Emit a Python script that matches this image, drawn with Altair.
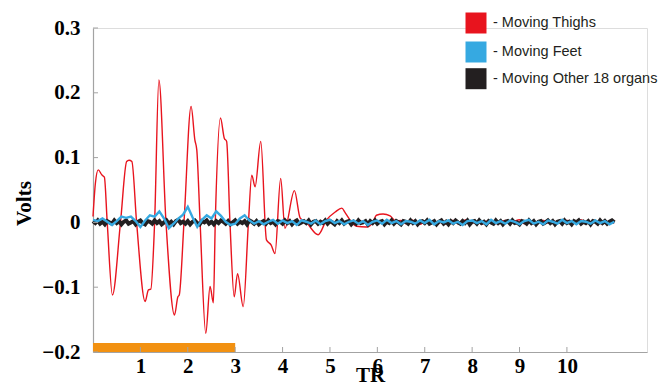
import altair as alt
import pandas as pd

# ---------------- data ----------------
series_names = ["- Moving Thighs", "- Moving Feet", "- Moving Other 18 organs"]
series_colors = ["#e8141e", "#36a9e1", "#231f20"]

x_ticks = [1, 2, 3, 4, 5, 6, 7, 8, 9, 10]
y_ticks = [-0.2, -0.1, 0.0, 0.1, 0.2, 0.3]

# stimulus bar (TR 0..3)
bar_x = [0.0]
bar_x2 = [3.0]
bar_y = [-0.2]
bar_y2 = [-0.186]

# red (thighs) key points
red_x = [0.0, 0.05, 0.11, 0.19, 0.24, 0.30, 0.41, 0.58, 0.71, 0.76, 0.82, 0.92,
         1.10, 1.17, 1.22, 1.30, 1.39, 1.54, 1.72, 1.79, 1.82, 1.92, 2.07, 2.15,
         2.19, 2.26, 2.38, 2.47, 2.54, 2.58, 2.69, 2.77, 2.82, 2.89, 2.98, 3.05,
         3.17, 3.28, 3.35, 3.42, 3.54, 3.66, 3.76, 3.84, 3.96, 4.05, 4.25, 4.37,
         4.51, 4.75, 4.93, 5.11, 5.25, 5.32, 5.42, 5.56, 5.77, 5.91, 5.98, 6.12,
         6.27, 6.39]
red_y = [0.009, 0.060, 0.081, 0.073, 0.070, 0.0, -0.112, 0.0, 0.094, 0.096, 0.094, 0.0,
         -0.122, -0.104, -0.103, 0.0, 0.220, 0.0, -0.143, -0.115, -0.112, 0.0, 0.179, 0.127,
         0.112, 0.0, -0.171, -0.099, -0.124, 0.0, 0.161, 0.130, 0.125, 0.0, -0.115, -0.079,
         -0.130, 0.0, 0.073, 0.055, 0.125, -0.027, -0.035, -0.048, 0.068, -0.009, 0.049, 0.007,
         -0.001, -0.019, 0.004, 0.016, 0.022, 0.015, 0.004, -0.006, -0.007, 0.001, 0.011, 0.013,
         0.010, 0.002]
# red tail, TR 6.5 .. 11.0 in steps of 0.1
red_tail = [0.003, -0.002, 0.004, 0.001, -0.003, 0.002, 0.003, -0.001, 0.002, -0.003,
            0.001, 0.003, -0.002, 0.002, 0.004, -0.001, 0.001, -0.003, 0.002, 0.003,
            -0.002, 0.001, 0.003, -0.001, 0.002, 0.004, -0.002, 0.001, -0.003, 0.002,
            0.003, -0.001, 0.002, 0.001, -0.002, 0.003, 0.002, -0.001, 0.004, -0.002,
            0.001, 0.003, -0.002, 0.002, 0.001, -0.001]

# blue (feet), TR 0.0 .. 11.0 in steps of 0.1
blue_y = [0.004, 0.002, 0.006, 0.001, -0.004, 0.002, 0.009, 0.007, 0.009, 0.002,
          -0.007, 0.003, 0.011, 0.009, 0.017, 0.006, -0.009, -0.002, 0.006, 0.012,
          0.024, 0.008, -0.007, 0.004, 0.011, 0.006, 0.017, 0.010, 0.001, -0.004,
          -0.002, 0.006, 0.011, 0.003, -0.002,
          0.002, -0.003, 0.001, 0.004, -0.002, 0.003, -0.001, 0.002, -0.004, 0.003,
          0.001, -0.002, 0.003, -0.003, 0.002, 0.004, -0.001, 0.002, -0.003, 0.001,
          0.003, -0.002, 0.002, -0.004, 0.001, 0.003, -0.002, 0.004, -0.001, 0.002,
          -0.003, 0.002, 0.001, -0.002, 0.003, -0.001, 0.004, -0.003, 0.002, 0.000,
          0.003, -0.002, 0.001, -0.004, 0.002, 0.003, -0.001, 0.002, -0.003, 0.004,
          -0.001, 0.002, -0.002, 0.003, 0.001, -0.003, 0.002, 0.004, -0.002, 0.001,
          -0.003, 0.003, 0.001, -0.002, 0.004, -0.001, 0.002, -0.003, 0.002, 0.001,
          -0.002, 0.003, -0.001, 0.002, -0.003, 0.001]

# black (other organs), TR 0.0 .. 11.0 in steps of 0.05
black_y = [0.002, -0.001, 0.003, -0.002, 0.001, -0.003, 0.002, 0.000, -0.002, 0.003,
           -0.001, 0.002, -0.003, 0.001, 0.003, -0.002, 0.000, 0.002, -0.003, 0.001,
           0.003, -0.001, -0.003, 0.002, 0.001, -0.002, 0.003, -0.001, 0.002, -0.003,
           0.000, 0.003, -0.002, 0.001, -0.003, 0.002, 0.004, -0.001, 0.001, -0.002,
           0.002, -0.003, 0.001, 0.003, -0.001, -0.003, 0.002, 0.000, 0.003, -0.002,
           0.001, -0.003, 0.002, -0.001, 0.003, 0.001, -0.002, 0.002, -0.003, 0.000,
           0.003, -0.002, 0.001, -0.001, 0.002, -0.003, 0.003, 0.001, -0.002, 0.002,
           -0.003, 0.000, 0.002, -0.002, 0.003, -0.001, 0.001, -0.003, 0.002, 0.001,
           -0.002, 0.003, -0.001, 0.002, -0.003, 0.001, 0.003, -0.002, 0.000, 0.002,
           -0.001, 0.003, -0.003, 0.001, 0.002, -0.002, 0.001, -0.001, 0.003, -0.002,
           0.002, 0.000, -0.003, 0.002, -0.001, 0.003, -0.002, 0.001, 0.002, -0.003,
           0.001, -0.002, 0.003, -0.001, 0.000, 0.002, -0.003, 0.002, -0.001, 0.003,
           -0.002, 0.001, 0.002, -0.003, 0.001, -0.001, 0.003, -0.002, 0.002, 0.000,
           -0.003, 0.002, 0.001, -0.002, 0.003, -0.001, 0.002, -0.003, 0.001, 0.002,
           -0.001, 0.003, -0.002, 0.000, 0.002, -0.003, 0.001, 0.003, -0.002, 0.001,
           -0.003, 0.002, -0.001, 0.003, 0.000, -0.002, 0.002, -0.001, 0.003, -0.003,
           0.001, 0.002, -0.002, 0.003, -0.001, 0.001, -0.003, 0.002, 0.000, -0.002,
           0.003, -0.001, 0.002, -0.003, 0.001, 0.002, -0.002, 0.003, -0.001, 0.000,
           -0.003, 0.002, 0.001, -0.002, 0.003, -0.001, 0.002, -0.003, 0.001, 0.002,
           -0.002, 0.000, 0.003, -0.001, 0.002, -0.003, 0.001, 0.002, -0.002, 0.003,
           -0.001, 0.001, -0.003, 0.002, 0.000, 0.003, -0.002, 0.001, -0.001, 0.002,
           -0.003, 0.002, 0.001, -0.002, 0.003, -0.001, 0.002, -0.002, 0.001, 0.003,
           0.000]

blue_x = [round(i * 0.1, 2) for i in range(len(blue_y))]
black_x = [round(i * 0.05, 2) for i in range(len(black_y))]
tail_x = [round(6.5 + i * 0.1, 2) for i in range(len(red_tail))]

red_df = pd.DataFrame({"x": red_x + tail_x, "y": red_y + red_tail})
blue_df = pd.DataFrame({"x": blue_x, "y": blue_y})
black_df = pd.DataFrame({"x": black_x, "y": black_y})
bar_df = pd.DataFrame({"x": bar_x, "x2": bar_x2, "y": bar_y, "y2": bar_y2})
xt_df = pd.DataFrame({"x": x_ticks})
yt_df = pd.DataFrame({"y": y_ticks})

# ---------------- style ----------------
W, H = 554, 324
AX = "#a3a3a3"
SERIF = "Liberation Serif"

xaxis = alt.Axis(values=x_ticks, title="TR", ticks=False, tickSize=0, grid=False,
                 domainColor=AX, domainWidth=1.2, labelFont=SERIF, labelFontWeight="bold",
                 labelFontSize=21, labelColor="black", labelPadding=20,
                 labelBaseline="alphabetic", labelOverlap=False, labelFlush=False,
                 titleFont=SERIF, titleFontSize=21, titleFontWeight="bold",
                 titleColor="black", titleY=29, titleBaseline="alphabetic")
yaxis = alt.Axis(values=y_ticks, title="Volts", ticks=False, tickSize=0, grid=False,
                 domainColor=AX, domainWidth=1.2, labelFont=SERIF, labelFontWeight="bold",
                 labelFontSize=21, labelColor="black", labelPadding=13,
                 labelOverlap=False, labelFlush=False,
                 labelExpr="datum.value == 0 ? '0' : format(datum.value, '.1f')",
                 titleFont=SERIF, titleFontSize=21, titleFontWeight="bold",
                 titleColor="black", titleX=-69, titleY=175, titleAngle=270,
                 titleAlign="center", titleBaseline="middle")

xs = alt.Scale(domain=[0, 11.69], nice=False, zero=False)
ys = alt.Scale(domain=[-0.2, 0.3], nice=False, zero=False)


def X(f="x"):
    return alt.X(f + ":Q", scale=xs, axis=xaxis)


def Y(f="y"):
    return alt.Y(f + ":Q", scale=ys, axis=yaxis)


bar = alt.Chart(bar_df).mark_rect(color="#f29111").encode(
    x=X(), x2="x2:Q", y=Y(), y2="y2:Q")

red = alt.Chart(red_df).mark_line(color=series_colors[0], strokeWidth=1.4,
                                  interpolate="monotone").encode(x=X(), y=Y())
black = alt.Chart(black_df).mark_line(color=series_colors[2], strokeWidth=4).encode(
    x=X(), y=Y())
blue = alt.Chart(blue_df).mark_line(color=series_colors[1], strokeWidth=2.4).encode(
    x=X(), y=Y())

xtick = alt.Chart(xt_df).mark_rule(color=AX, strokeWidth=1).encode(
    x=X(), y=alt.value(H - 5), y2=alt.value(H))
ytick = alt.Chart(yt_df).mark_rule(color=AX, strokeWidth=1).encode(
    y=Y(), x=alt.value(0), x2=alt.value(5))

legend_rows = [-5, 24, 50.7]
legend_layers = []
for name, col, ry in zip(series_names, series_colors, legend_rows):
    ldf = pd.DataFrame({"label": [name]})
    legend_layers.append(
        alt.Chart(ldf).mark_square(size=441, opacity=1, color=col).encode(
            x=alt.value(383), y=alt.value(ry)))
    legend_layers.append(
        alt.Chart(ldf).mark_text(align="left", baseline="middle", font="Liberation Sans",
                                 fontSize=14.5, color="#231f20").encode(
            x=alt.value(400), y=alt.value(ry), text="label:N"))

chart = alt.layer(bar, red, black, blue, xtick, ytick, *legend_layers).properties(
    width=W, height=H,
    padding={"left": 85, "top": 20, "right": 13, "bottom": 35},
    autosize=alt.AutoSizeParams(type="none"),
).configure_view(stroke=None).configure(background="white")

chart.save("out.html", embed_options={"renderer": "svg", "actions": False})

········

[YOUR GOAL]
Starting at the top of the listing above, reproduce each line up to and including the one with "bar_y2 = [-0.186]"; omit the pictures.

[TASK RESULT]
Emit a Python script that matches this image, drawn with Altair.
import altair as alt
import pandas as pd

# ---------------- data ----------------
series_names = ["- Moving Thighs", "- Moving Feet", "- Moving Other 18 organs"]
series_colors = ["#e8141e", "#36a9e1", "#231f20"]

x_ticks = [1, 2, 3, 4, 5, 6, 7, 8, 9, 10]
y_ticks = [-0.2, -0.1, 0.0, 0.1, 0.2, 0.3]

# stimulus bar (TR 0..3)
bar_x = [0.0]
bar_x2 = [3.0]
bar_y = [-0.2]
bar_y2 = [-0.186]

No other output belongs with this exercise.